(WRITTEN REQUEST)
Only the number is wanted: how many lines contain "diagram"?

(DATASET)
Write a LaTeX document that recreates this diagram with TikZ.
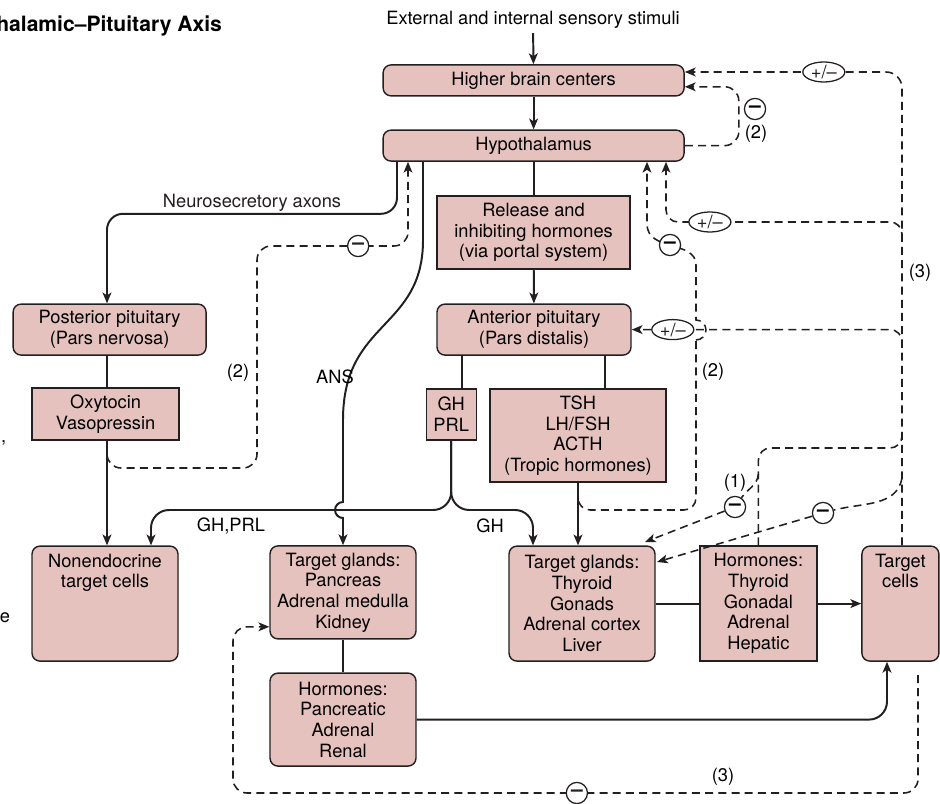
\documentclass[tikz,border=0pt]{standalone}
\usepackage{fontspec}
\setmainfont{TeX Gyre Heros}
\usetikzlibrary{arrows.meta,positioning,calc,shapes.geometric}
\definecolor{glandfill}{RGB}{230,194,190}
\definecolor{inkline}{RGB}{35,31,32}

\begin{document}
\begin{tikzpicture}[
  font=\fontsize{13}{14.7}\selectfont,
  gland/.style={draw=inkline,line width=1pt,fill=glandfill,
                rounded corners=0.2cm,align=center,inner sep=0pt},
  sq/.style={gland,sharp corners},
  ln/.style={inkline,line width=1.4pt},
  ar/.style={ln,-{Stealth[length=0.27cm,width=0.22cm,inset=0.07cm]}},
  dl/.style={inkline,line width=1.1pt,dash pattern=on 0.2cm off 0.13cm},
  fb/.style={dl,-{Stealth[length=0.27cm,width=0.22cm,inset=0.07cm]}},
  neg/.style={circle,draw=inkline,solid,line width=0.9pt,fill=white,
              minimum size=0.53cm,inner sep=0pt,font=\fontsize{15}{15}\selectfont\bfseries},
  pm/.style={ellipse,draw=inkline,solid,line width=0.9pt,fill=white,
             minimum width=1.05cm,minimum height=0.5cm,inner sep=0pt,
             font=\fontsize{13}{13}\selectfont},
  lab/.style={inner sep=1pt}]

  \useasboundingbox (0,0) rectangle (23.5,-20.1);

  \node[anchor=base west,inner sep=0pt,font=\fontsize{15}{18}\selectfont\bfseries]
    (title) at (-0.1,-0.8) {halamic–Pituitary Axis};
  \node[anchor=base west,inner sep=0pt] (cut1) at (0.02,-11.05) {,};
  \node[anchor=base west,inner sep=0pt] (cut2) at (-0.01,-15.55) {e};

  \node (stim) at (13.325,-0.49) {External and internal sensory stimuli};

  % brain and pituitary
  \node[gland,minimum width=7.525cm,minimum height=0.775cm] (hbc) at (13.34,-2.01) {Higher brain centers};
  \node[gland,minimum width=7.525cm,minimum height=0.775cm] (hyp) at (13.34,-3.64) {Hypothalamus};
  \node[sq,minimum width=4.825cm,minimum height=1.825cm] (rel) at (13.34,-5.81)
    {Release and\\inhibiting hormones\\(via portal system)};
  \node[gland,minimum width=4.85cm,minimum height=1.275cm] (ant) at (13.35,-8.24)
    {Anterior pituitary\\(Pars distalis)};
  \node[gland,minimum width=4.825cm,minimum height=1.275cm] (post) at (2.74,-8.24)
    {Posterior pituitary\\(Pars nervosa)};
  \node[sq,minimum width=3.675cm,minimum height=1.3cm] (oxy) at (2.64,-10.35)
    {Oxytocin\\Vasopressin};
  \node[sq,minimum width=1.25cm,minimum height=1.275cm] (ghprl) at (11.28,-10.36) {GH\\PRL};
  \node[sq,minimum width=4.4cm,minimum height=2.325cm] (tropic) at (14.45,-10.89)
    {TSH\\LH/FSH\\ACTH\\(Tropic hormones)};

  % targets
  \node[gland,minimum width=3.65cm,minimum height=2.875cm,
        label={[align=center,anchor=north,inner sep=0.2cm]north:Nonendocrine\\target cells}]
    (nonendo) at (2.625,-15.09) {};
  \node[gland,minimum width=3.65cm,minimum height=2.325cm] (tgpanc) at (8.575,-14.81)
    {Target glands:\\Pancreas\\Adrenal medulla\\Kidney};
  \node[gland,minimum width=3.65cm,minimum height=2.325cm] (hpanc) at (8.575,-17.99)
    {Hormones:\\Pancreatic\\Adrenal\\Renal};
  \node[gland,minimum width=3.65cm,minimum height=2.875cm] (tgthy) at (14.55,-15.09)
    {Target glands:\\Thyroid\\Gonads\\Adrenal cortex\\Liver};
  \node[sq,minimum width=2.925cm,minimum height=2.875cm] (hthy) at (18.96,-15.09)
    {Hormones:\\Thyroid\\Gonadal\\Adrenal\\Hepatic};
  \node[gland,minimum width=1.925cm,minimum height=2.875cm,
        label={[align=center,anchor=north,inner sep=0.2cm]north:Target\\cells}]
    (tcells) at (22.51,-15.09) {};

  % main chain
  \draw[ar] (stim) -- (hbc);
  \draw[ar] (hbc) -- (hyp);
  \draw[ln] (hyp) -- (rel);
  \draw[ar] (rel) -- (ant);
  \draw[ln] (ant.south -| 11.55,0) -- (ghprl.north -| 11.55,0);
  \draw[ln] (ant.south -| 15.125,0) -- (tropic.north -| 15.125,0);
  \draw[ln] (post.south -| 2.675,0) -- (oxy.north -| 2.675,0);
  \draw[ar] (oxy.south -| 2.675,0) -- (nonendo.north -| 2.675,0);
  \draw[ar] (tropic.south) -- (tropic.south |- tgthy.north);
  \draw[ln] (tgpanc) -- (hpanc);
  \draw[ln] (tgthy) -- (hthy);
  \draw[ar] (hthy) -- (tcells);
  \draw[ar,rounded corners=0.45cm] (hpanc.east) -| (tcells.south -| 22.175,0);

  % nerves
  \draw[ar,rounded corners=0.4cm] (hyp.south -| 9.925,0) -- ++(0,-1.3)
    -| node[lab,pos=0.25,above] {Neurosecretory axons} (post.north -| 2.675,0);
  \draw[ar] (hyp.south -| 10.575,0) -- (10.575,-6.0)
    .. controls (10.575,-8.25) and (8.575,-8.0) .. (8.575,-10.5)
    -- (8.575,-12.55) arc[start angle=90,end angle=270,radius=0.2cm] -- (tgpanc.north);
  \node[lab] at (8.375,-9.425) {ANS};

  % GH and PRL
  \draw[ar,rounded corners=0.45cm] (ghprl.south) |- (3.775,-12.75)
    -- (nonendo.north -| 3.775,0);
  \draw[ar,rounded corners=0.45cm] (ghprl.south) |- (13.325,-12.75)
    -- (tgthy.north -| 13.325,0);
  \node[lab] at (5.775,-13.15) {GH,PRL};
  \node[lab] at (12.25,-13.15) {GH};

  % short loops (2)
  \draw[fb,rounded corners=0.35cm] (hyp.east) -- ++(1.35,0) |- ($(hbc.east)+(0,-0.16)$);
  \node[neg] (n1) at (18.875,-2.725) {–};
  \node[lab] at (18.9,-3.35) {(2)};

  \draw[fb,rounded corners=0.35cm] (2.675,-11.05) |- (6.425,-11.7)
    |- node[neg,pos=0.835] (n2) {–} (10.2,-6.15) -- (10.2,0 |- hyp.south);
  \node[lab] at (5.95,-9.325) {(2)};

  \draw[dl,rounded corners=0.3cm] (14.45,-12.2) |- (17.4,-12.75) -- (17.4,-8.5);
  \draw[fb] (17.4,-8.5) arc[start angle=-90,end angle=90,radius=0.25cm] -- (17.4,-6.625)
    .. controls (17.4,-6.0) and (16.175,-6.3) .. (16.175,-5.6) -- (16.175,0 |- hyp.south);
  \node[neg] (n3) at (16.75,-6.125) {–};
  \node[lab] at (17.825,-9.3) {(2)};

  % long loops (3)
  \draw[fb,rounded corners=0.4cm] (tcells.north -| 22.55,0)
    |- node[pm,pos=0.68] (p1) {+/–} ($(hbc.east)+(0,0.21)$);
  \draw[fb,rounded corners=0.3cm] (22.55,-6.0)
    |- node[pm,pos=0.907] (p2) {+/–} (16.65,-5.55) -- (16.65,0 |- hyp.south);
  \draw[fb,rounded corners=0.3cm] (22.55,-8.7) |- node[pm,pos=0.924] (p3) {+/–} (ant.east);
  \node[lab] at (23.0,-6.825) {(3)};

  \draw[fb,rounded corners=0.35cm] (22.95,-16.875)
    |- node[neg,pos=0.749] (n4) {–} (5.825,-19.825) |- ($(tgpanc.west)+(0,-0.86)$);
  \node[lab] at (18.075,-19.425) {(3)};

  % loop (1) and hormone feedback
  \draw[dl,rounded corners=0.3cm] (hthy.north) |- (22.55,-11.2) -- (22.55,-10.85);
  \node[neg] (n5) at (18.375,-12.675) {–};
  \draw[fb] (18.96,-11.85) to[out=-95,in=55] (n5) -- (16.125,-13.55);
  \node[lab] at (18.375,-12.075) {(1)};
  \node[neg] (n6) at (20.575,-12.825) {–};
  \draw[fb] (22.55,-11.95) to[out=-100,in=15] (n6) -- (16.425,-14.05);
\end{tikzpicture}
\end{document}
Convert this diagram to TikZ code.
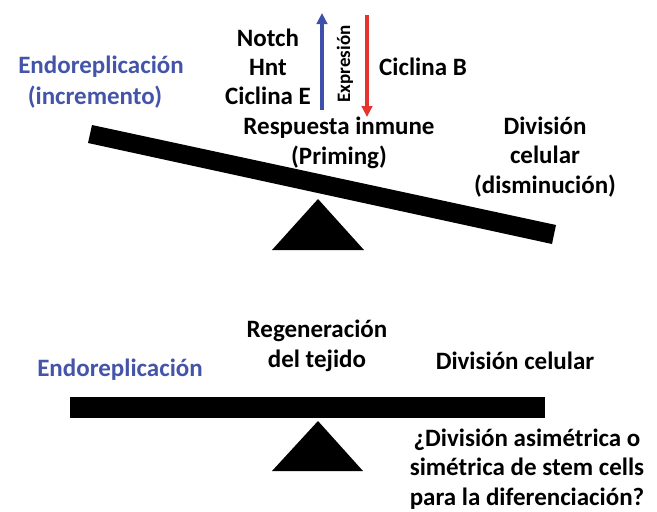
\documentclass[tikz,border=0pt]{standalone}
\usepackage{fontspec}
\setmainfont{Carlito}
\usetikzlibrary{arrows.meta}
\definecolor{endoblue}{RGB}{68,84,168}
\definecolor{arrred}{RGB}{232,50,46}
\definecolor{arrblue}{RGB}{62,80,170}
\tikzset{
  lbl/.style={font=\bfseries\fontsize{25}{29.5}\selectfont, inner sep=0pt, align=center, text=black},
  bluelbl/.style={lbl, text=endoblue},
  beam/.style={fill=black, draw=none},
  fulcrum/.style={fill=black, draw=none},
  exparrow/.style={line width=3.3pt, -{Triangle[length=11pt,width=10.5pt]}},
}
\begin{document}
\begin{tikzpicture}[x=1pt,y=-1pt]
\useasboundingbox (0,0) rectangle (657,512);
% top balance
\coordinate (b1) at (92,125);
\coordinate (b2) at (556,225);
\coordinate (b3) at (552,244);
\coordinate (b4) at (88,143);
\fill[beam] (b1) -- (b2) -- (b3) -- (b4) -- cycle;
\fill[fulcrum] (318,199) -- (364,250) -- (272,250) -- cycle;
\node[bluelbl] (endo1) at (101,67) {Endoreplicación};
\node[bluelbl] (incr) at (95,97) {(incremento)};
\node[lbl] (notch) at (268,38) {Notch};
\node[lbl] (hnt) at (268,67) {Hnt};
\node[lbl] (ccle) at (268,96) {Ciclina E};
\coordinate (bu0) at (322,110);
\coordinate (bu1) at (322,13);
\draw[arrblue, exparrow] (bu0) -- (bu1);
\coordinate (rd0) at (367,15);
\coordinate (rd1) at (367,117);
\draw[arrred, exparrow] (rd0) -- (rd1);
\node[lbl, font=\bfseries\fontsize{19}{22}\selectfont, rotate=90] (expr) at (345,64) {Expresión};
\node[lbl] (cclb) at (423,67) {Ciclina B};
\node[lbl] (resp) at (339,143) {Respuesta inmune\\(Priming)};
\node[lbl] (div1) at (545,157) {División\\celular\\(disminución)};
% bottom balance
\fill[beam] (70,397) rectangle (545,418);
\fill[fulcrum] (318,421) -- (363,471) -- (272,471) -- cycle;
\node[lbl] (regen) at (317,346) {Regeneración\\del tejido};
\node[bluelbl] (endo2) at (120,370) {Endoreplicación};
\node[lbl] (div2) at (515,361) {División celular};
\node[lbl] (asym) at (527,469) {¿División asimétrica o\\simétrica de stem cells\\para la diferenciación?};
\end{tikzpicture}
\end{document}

(COMPLETED EXERCISE)
2